Hanoi (VNA) — The ban of petrol-powered vehicles in Hanoi’s downtown is predicted to pose both short-term and long-term impacts to Vietnam’s auto and motorcycle markets, according to The Dat, an automotive analyst and head of Cartimes at the Industry and Trade Magazine.
Following the Prime Minister's Directive No. 20/CT-TTg issued on July 12, Hanoi will become the first Vietnamese city to ban fossil fuel motorcycles and mopeds from the city's inner Ring Road 1, starting July 1, 2026. This move initiates the country’s gradual transition towards green transportation.
The ban will affect the country’s vehicle market, consumer behaviour, and policy environment, Dat told the Vietnam News Agency.
The policy is predicted to impact in two key phases - the short term (2025–2028) and the long term (post-2028).
In the short term, manufacturers face pressing challenges and opportunities. Companies like VinFast, which have invested heavily in electric vehicle (EV) technology, battery production, and charging infrastructure, are positioned to benefit.
Conversely, traditional petrol vehicle makers, such as Honda and Yamaha, must quickly adapt their production lines and manage the risk of surplus petrol inventory as demand declines. Distributors are expected to promote petrol vehicle sales aggressively to clear stocks, while EV dealerships, particularly VinFast’s, continue expanding in Hanoi and Ho Chi Minh City.
From the consumer perspective, many Hanoi residents may delay vehicle purchases while awaiting more affordable EV models or government supporting policies. However, some will still opt for petrol motorcycles, particularly those in outside the restricted zones. Interest in electric motorcycles is growing, though adoption is limited by high upfront costs and insufficient charging infrastructure, according to Dat.
He held that looking beyond 2028, as bans extend to Ring Roads 2 and 3 by 2030, the transition to electric mobility will accelerate markedly. Manufacturers with strong green technology expertise, such as VinFast, Yadea, and Dat Bike, are expected to dominate, while legacy petrol-focused companies risk losing market share or existing Vietnam.
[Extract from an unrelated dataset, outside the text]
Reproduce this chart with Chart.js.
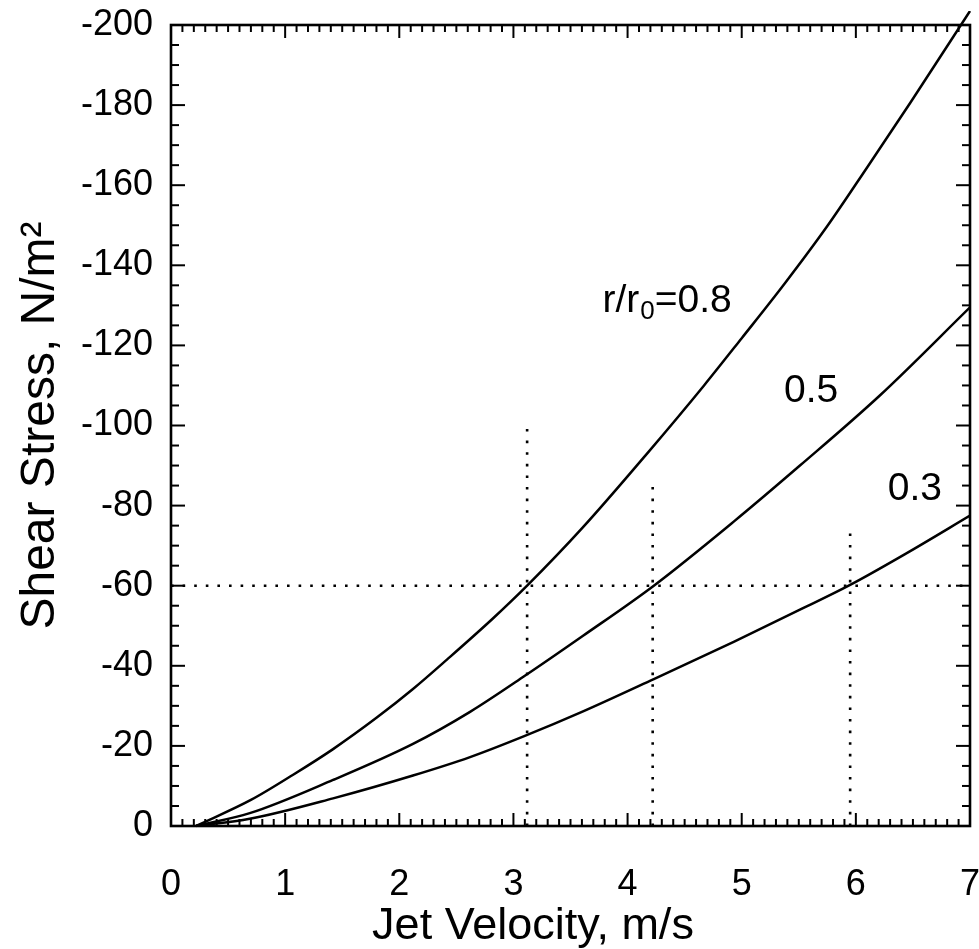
<!DOCTYPE html>
<html><head><meta charset="utf-8">
<script src="https://cdn.jsdelivr.net/npm/chart.js@4.4.1/dist/chart.umd.min.js"></script>
<style>html,body{margin:0;padding:0;background:#fff}#wrap{width:979px;height:949px}</style>
</head><body><div id="wrap"><canvas id="c" width="979" height="949"></canvas></div>
<script>
// ---- data ----
const xLabelTicks = [0, 1, 2, 3, 4, 5, 6, 7];
const yLabelTicks = [0, -20, -40, -60, -80, -100, -120, -140, -160, -180, -200];

const x08 = [0.22, 0.7, 1.07, 1.42, 1.8, 2.12, 2.42, 2.82, 3.12, 3.6, 4.18, 4.67, 5.0, 5.37, 5.75, 6.1, 6.48, 7.0];
const y08 = [0, -6.5, -12.8, -19.2, -27, -34.2, -41.6, -51.8, -60, -74.3, -93.3, -110, -121.8, -135.2, -149.8, -164.5, -180.7, -203.5];

const x05 = [0.22, 0.69, 1.42, 2.12, 2.62, 3.1, 3.61, 4.23, 4.93, 5.51, 6.21, 7.0];
const y05 = [0, -3.2, -11.5, -20.5, -28.5, -37.5, -47.5, -60, -76, -90, -107.5, -129.5];

const x03 = [0.22, 0.69, 1.42, 2.12, 2.62, 3.1, 3.6, 4.23, 4.93, 5.51, 5.95, 6.45, 7.0];
const y03 = [0, -1.8, -6.9, -12.6, -17.2, -22.5, -28.5, -36.7, -46.0, -54.0, -60.2, -68.2, -77.5];

const refLevel = -60;             // horizontal dotted line
const refXs = [3.12, 4.22, 5.95];  // vertical dotted lines
const refTops = [-100, -85, -74];

const curveNames = ['r/r0=0.8', '0.5', '0.3'];
const labelX = [3.78, 5.37, 6.28];
const labelY = [-128.3, -105.9, -81.4];

const xTitle = 'Jet Velocity, m/s';
const yTitle = 'Shear Stress, N/m\u00B2';

// ---- build ----
const FONT = '"Liberation Sans", Arial, Helvetica, sans-serif';
const pts = (xs, ys) => xs.map((v, i) => ({x: v, y: ys[i]}));

const curveStyle = {borderColor: '#000', borderWidth: 2.5, pointRadius: 0, fill: false,
  cubicInterpolationMode: 'monotone', showLine: true};
const dotStyle = {borderColor: '#000', borderWidth: 2.6, borderDash: [2.6, 9], pointRadius: 0,
  fill: false, showLine: true, tension: 0};

const datasets = [
  Object.assign({label: curveNames[0], data: pts(x08, y08), clip: {left: 4, top: 14, right: 10, bottom: 4}}, curveStyle),
  Object.assign({label: curveNames[1], data: pts(x05, y05)}, curveStyle),
  Object.assign({label: curveNames[2], data: pts(x03, y03)}, curveStyle),
  Object.assign({label: 'ref-h', data: [{x: xLabelTicks[0], y: refLevel}, {x: xLabelTicks[xLabelTicks.length - 1], y: refLevel}]}, dotStyle),
];
refXs.forEach((rx, i) => datasets.push(Object.assign({label: 'ref-v' + i,
  data: [{x: rx, y: 0}, {x: rx, y: refTops[i]}]}, dotStyle)));

const framePlugin = {
  id: 'frame',
  afterDatasetsDraw(chart) {
    const {ctx, chartArea: a, scales: {x, y}} = chart;
    ctx.save();
    ctx.strokeStyle = '#000';
    ctx.lineCap = 'butt';
    const line = (x1, y1, x2, y2) => { ctx.beginPath(); ctx.moveTo(x1, y1); ctx.lineTo(x2, y2); ctx.stroke(); };
    ctx.lineWidth = 2;
    // x minor ticks every 0.1, major at integers (inward, top & bottom)
    for (let i = 0; i <= 70; i++) {
      const px = x.getPixelForValue(i / 10);
      const L = (i % 10 === 0) ? 13 : 7;
      line(px, a.bottom, px, a.bottom - L);
      line(px, a.top, px, a.top + L);
    }
    // y minor ticks every 5, major every 20 (inward, left & right)
    for (let v = 0; v >= -200; v -= 5) {
      const py = y.getPixelForValue(v);
      const L = (v % 20 === 0) ? 14 : 8;
      line(a.left, py, a.left + L, py);
      line(a.right, py, a.right - L, py);
    }
    ctx.lineWidth = 2.6;
    ctx.strokeRect(a.left, a.top, a.right - a.left, a.bottom - a.top);

    // curve labels
    ctx.fillStyle = '#000';
    ctx.textBaseline = 'alphabetic';
    ctx.textAlign = 'left';
    const big = '39px ' + FONT, small = '26px ' + FONT;
    labelX.forEach((lx, i) => {
      let px = x.getPixelForValue(lx);
      const py = y.getPixelForValue(labelY[i]);
      const t = curveNames[i];
      if (t.indexOf('r0') >= 0) {
        const parts = ['r/r', '0', '=0.8'];
        ctx.font = big; ctx.fillText(parts[0], px, py); px += ctx.measureText(parts[0]).width;
        ctx.font = small; ctx.fillText(parts[1], px + 1, py + 7); px += ctx.measureText(parts[1]).width + 1;
        ctx.font = big; ctx.fillText(parts[2], px, py);
      } else {
        ctx.font = big; ctx.fillText(t, px, py);
      }
    });
    ctx.restore();
  }
};

new Chart(document.getElementById('c'), {
  type: 'scatter',
  data: {datasets},
  options: {
    responsive: false,
    devicePixelRatio: 1,
    animation: false,
    events: [],
    layout: {padding: {left: 0, right: 9, top: 25, bottom: 0}},
    plugins: {legend: {display: false}, tooltip: {enabled: false}, title: {display: false}},
    scales: {
      x: {
        type: 'linear', min: 0, max: 7,
        afterBuildTicks: (s) => { s.ticks = xLabelTicks.map(v => ({value: v})); },
        afterFit: (s) => { s.height = 123; s.paddingLeft = 0; s.paddingRight = 0; },
        grid: {display: false, drawTicks: false},
        border: {display: false},
        ticks: {color: '#000', padding: 37, font: {family: FONT, size: 36}, maxRotation: 0, autoSkip: false,
          callback: (v) => String(v)},
        // trailing spaces shift the centred title left, as in the reference
        title: {display: true, text: xTitle + '      ', color: '#000', font: {family: FONT, size: 45}, padding: {top: 0, bottom: -5}}
      },
      y: {
        type: 'linear', min: -200, max: 0, reverse: true,
        afterBuildTicks: (s) => { s.ticks = yLabelTicks.map(v => ({value: v})); },
        afterFit: (s) => { s.width = 171; s.paddingTop = 0; s.paddingBottom = 0; },
        grid: {display: false, drawTicks: false},
        border: {display: false},
        ticks: {color: '#000', padding: 18, font: {family: FONT, size: 36}, autoSkip: false,
          callback: (v) => String(v)},
        title: {display: true, text: yTitle, color: '#000', font: {family: FONT, size: 48}, padding: {top: 12, bottom: 0}}
      }
    }
  },
  plugins: [framePlugin]
});
</script></body></html>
Distributors must pivot towards electric vehicle sales, servicing, and infrastructure. Petrol vehicle dealerships unable to adapt may be forced to close.
Urban consumers will increasingly see electric vehicles as the norm. Yet in rural areas, limited infrastructure means petrol vehicles will remain in use until their legal lifespan ends or the nationwide ban in 2040 is enforced. Simultaneously, demand for public transport — especially electric buses and metro systems — is expected to grow, reducing reliance on private vehicles.
Dat identified significant challenges, chiefly the inadequate charging infrastructure concentrated in major cities, with scarce availability in suburban and rural regions. Building a nationwide charging network requires substantial investment, largely borne by private companies like VinFast, with limited government incentives so far. Battery recycling and disposal pose further obstacles; the technology is costly and complex, and Vietnam currently lacks a comprehensive system, raising environmental concerns.
Additionally, the higher cost of EVs, particularly motorcycles, remains a barrier for many middle- and lower-income consumers. The government has introduced supportive measures including tax exemptions, subsidies for EV buyers, and concessional loans aimed at easing financial burdens and encouraging adoption. If applied consistently, these policies could shift consumer attitudes and improve affordability.
Anticipating the ban, Dat expected a surge in second-hand petrol motorcycle sales in Hanoi, as owners seek to avoid depreciation. He praised initiatives like VinFast’s “swap petrol for electric” programme as a positive incentive but cautioned about the environmental and economic implications of decommissioned petrol vehicles. Many may be relocated to areas beyond the ban, sold domestically or exported. Others could be recycled if appropriate systems are in place, or repurposed for industrial uses within factories before final scrapping.
In conclusion🍸, Dat stressed that Vietnam’s transition to electric vehicles will profoundly reshape its automotive and transport sectors. However, success hinges on coordinated government policies, expanded infrastructure, effective environmental management, and sustained support to ensure a smooth, equitable, and sustainable shift towards greener mobility./.